■ Requirement ■
Lines that hold the word "this" should be located and copied.

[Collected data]
-- begin --

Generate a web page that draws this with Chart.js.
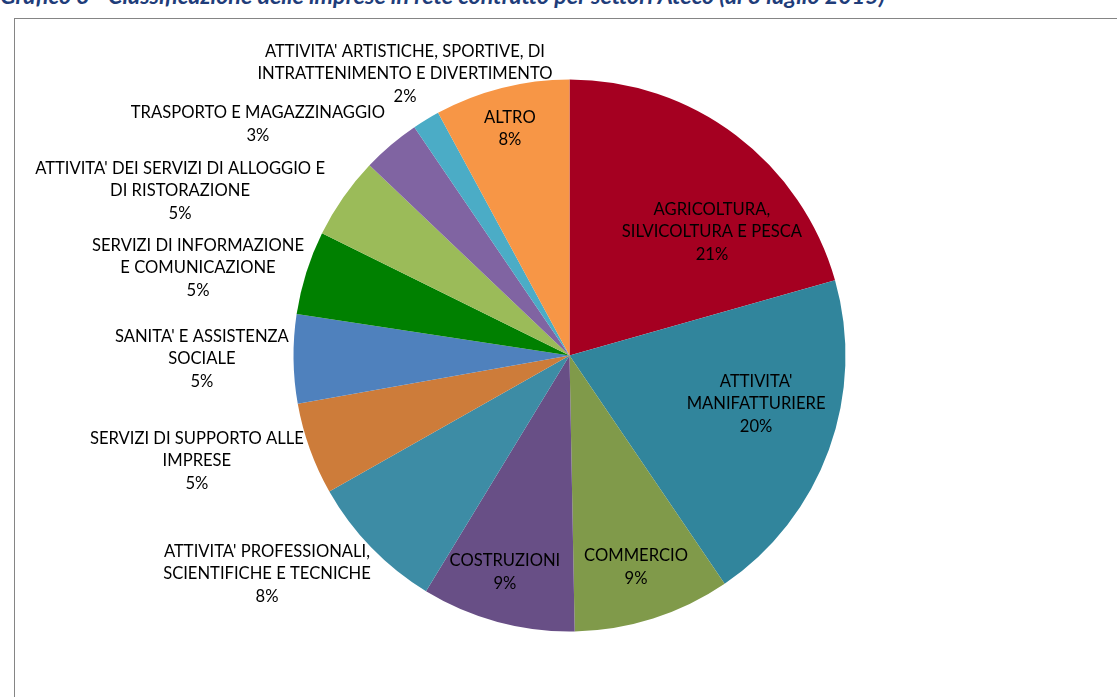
<!DOCTYPE html>
<html>
<head>
<meta charset="utf-8">
<script src="https://cdn.jsdelivr.net/npm/chart.js@4"></script>
<style>
    html, body { margin: 0; padding: 0; background: #fff; overflow: hidden; }
    #wrap { position: relative; width: 1117px; height: 697px; }
    #title {
        position: absolute; left: 0; top: -19px; white-space: nowrap; line-height: 23px;
        font: italic bold 23.3px Lato, "Liberation Sans", sans-serif; color: #1f3d7a;
    }
    #frame {
        position: absolute; left: 14px; top: 18px; width: 1120px; height: 700px;
        border: 1px solid #858585; box-sizing: border-box;
    }
    #chartBox { position: absolute; left: 0; top: 0; width: 1117px; height: 697px; }
</style>
</head>
<body>
<div id="wrap">
    <div id="title">Grafico 3 - Classificazione delle imprese in rete contratto per settori Ateco (al 3 luglio 2015)</div>
    <div id="frame"></div>
    <div id="chartBox"><canvas id="pieChart"></canvas></div>
</div>
<script>
// sectors, clockwise from 12 o'clock
const sectors = [
    ["AGRICOLTURA,", "SILVICOLTURA E PESCA"],
    ["ATTIVITA'", "MANIFATTURIERE"],
    ["COMMERCIO"],
    ["COSTRUZIONI"],
    ["ATTIVITA' PROFESSIONALI,", "SCIENTIFICHE E TECNICHE"],
    ["SERVIZI DI SUPPORTO ALLE", "IMPRESE"],
    ["SANITA' E ASSISTENZA", "SOCIALE"],
    ["SERVIZI DI INFORMAZIONE", "E COMUNICAZIONE"],
    ["ATTIVITA' DEI SERVIZI DI ALLOGGIO E", "DI RISTORAZIONE"],
    ["TRASPORTO E MAGAZZINAGGIO"],
    ["ATTIVITA' ARTISTICHE, SPORTIVE, DI", "INTRATTENIMENTO E DIVERTIMENTO"],
    ["ALTRO"]
];
// share of firms (%)
const shares = [20.6, 19.9, 9.2, 9.0, 8.1, 5.4, 5.2, 4.9, 4.8, 3.4, 1.6, 7.9];

const sliceColors = [
    '#a50021', '#31859c', '#809a4a', '#684f86', '#3d8ca5', '#cd7c3a',
    '#4f81bd', '#008000', '#9bbb59', '#8064a2', '#4bacc6', '#f79646'
];

// label anchor, relative to pie centre in units of radius
const labelSpots = [
    [0.516, -0.447], [0.676, 0.176], [0.241, 0.768], [-0.234, 0.786],
    [-1.096, 0.792], [-1.350, 0.382], [-1.332, 0.013], [-1.346, -0.317],
    [-1.411, -0.596], [-1.129, -0.838], [-0.596, -1.020], [-0.216, -0.822]
];

const labelPlugin = {
    id: 'sliceLabels',
    afterDatasetsDraw(chart) {
        const ctx = chart.ctx;
        const arcs = chart.getDatasetMeta(0).data;
        const total = shares.reduce((a, b) => a + b, 0);
        ctx.save();
        ctx.fillStyle = '#000';
        ctx.font = '16.6px Lato, "Liberation Sans", sans-serif';
        ctx.textAlign = 'center';
        ctx.textBaseline = 'middle';
        const lineH = 22.7;
        arcs.forEach((arc, i) => {
            const r = arc.outerRadius;
            const cx = arc.x + labelSpots[i][0] * r;
            const cy = arc.y + labelSpots[i][1] * r;
            const lines = sectors[i].concat([Math.round(shares[i] / total * 100) + '%']);
            const y0 = cy - (lines.length - 1) * lineH / 2;
            lines.forEach((t, k) => ctx.fillText(t, cx, y0 + k * lineH));
        });
        ctx.restore();
    }
};

new Chart(document.getElementById('pieChart'), {
    type: 'pie',
    data: {
        labels: sectors,
        datasets: [{
            data: shares,
            backgroundColor: sliceColors,
            borderWidth: 0
        }]
    },
    options: {
        responsive: true,
        maintainAspectRatio: false,
        animation: false,
        layout: { padding: { left: 293.5, right: 271.5, top: 79.5, bottom: 65.5 } },
        plugins: {
            legend: { display: false },
            tooltip: { enabled: false }
        }
    },
    plugins: [labelPlugin]
});
</script>
</body>
</html>
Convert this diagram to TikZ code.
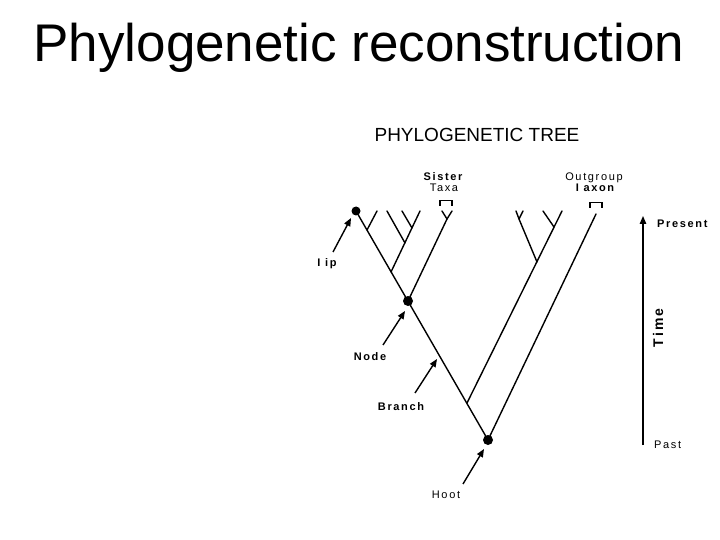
\documentclass[tikz,border=0pt]{standalone}
\usepackage{fontspec}
\setmainfont{Liberation Sans}
\newfontfamily\lblfont[LetterSpace=15]{Liberation Sans}
\usetikzlibrary{arrows.meta}
\tikzset{
  br/.style={line width=1.4pt, line cap=round},
  dotn/.style={circle, fill=black, inner sep=0pt, minimum size=#1},
  lbl/.style={font=\lblfont\fontsize{11}{13}\selectfont, inner sep=0pt, anchor=base},
  lblb/.style={lbl, font=\lblfont\bfseries\fontsize{11}{13}\selectfont},
  ptr/.style={line width=1.4pt, -{Triangle[length=8pt,width=6.5pt]}},
  brk/.style={line width=1.8pt}
}
\begin{document}
\begin{tikzpicture}[x=1pt,y=-1pt]
\useasboundingbox (0,0) rectangle (720,540);
% titles
\node[inner sep=0pt, anchor=base, font=\fontsize{53}{60}\selectfont] (title) at (359,62) {Phylogenetic reconstruction};
\node[inner sep=0pt, anchor=base, font=\fontsize{19}{22}\selectfont] (ttl2) at (477,142) {PHYLOGENETIC TREE};
% main tree coordinates
\coordinate (tip1) at (356,211);
\coordinate (root) at (488,440);
\coordinate (node1) at (408,301);
\coordinate (j1) at (367,230);
\coordinate (t2) at (377,211);
\coordinate (j2) at (391,272);
\coordinate (t5) at (420,211);
\coordinate (j3) at (405,243);
\coordinate (t3) at (387,211);
\coordinate (j4) at (412,228);
\coordinate (t4) at (402,211);
\coordinate (sj) at (447,219);
\coordinate (sa) at (442,211);
\coordinate (sb) at (452,211);
\coordinate (j5) at (467,403);
\coordinate (t9) at (562,211);
\coordinate (j6) at (537,262);
\coordinate (j7) at (554,227);
\coordinate (t8) at (543,211);
\coordinate (j8) at (519,219);
\coordinate (t6) at (516,211);
\coordinate (t7) at (523,211);
\coordinate (og) at (596,214);
% branches
\draw[br] (tip1) -- (root);
\draw[br] (j1) -- (t2);
\draw[br] (j2) -- (t5);
\draw[br] (j3) -- (t3);
\draw[br] (j4) -- (t4);
\draw[br] (node1) -- (sj) -- (sa);
\draw[br] (sj) -- (sb);
\draw[br] (j5) -- (t9);
\draw[br] (j7) -- (t8);
\draw[br] (j6) -- (j8) -- (t6);
\draw[br] (j8) -- (t7);
\draw[br] (root) -- (og);
% brackets
\draw[brk] (440,206) -- (440,200.5) -- (452,200.5) -- (452,206);
\draw[brk] (590,208) -- (590,202.5) -- (602,202.5) -- (602,208);
% dots
\node[dotn=9pt] (dtip) at (tip1) {};
\node[dotn=10pt] (dnode) at (node1) {};
\node[dotn=10pt] (droot) at (root) {};
% labels
\node[lblb] (sister) at (443,181) {Sister};
\node[lbl] (taxa) at (444,192) {Taxa};
\node[lbl] (outg) at (594,181) {Outgroup};
\node[lblb] (taxon) at (595,192) {I axon};
\node[lblb] (ltip) at (327,266) {I ip};
\node[lblb] (lnode) at (370,360) {Node};
\node[lblb] (lbranch) at (401,410) {Branch};
\node[lbl] (lroot) at (446,498) {Hoot};
\node[lblb, anchor=base west] (present) at (657,227) {Present};
\node[lbl, anchor=base west] (past) at (654,448) {Past};
\node[inner sep=0pt, rotate=90, font=\lblfont\bfseries\fontsize{14}{16}\selectfont] (time) at (658,328) {Time};
% pointer arrows
\coordinate (atip) at (333,252);
\coordinate (etip) at (351,218);
\coordinate (anode) at (383,345);
\coordinate (enode) at (405,311);
\coordinate (abr) at (415,393);
\coordinate (ebr) at (437,359);
\coordinate (art) at (463,484);
\coordinate (ert) at (484,449);
\draw[ptr] (atip) -- (etip);
\draw[ptr] (anode) -- (enode);
\draw[ptr] (abr) -- (ebr);
\draw[ptr] (art) -- (ert);
% time axis
\coordinate (tpast) at (643,445);
\coordinate (tpres) at (643,216);
\draw[ptr] (tpast) -- (tpres);
\end{tikzpicture}
\end{document}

-- end --

■ Response to the task ■
Generate a web page that draws this with Chart.js.
Convert this diagram to TikZ code.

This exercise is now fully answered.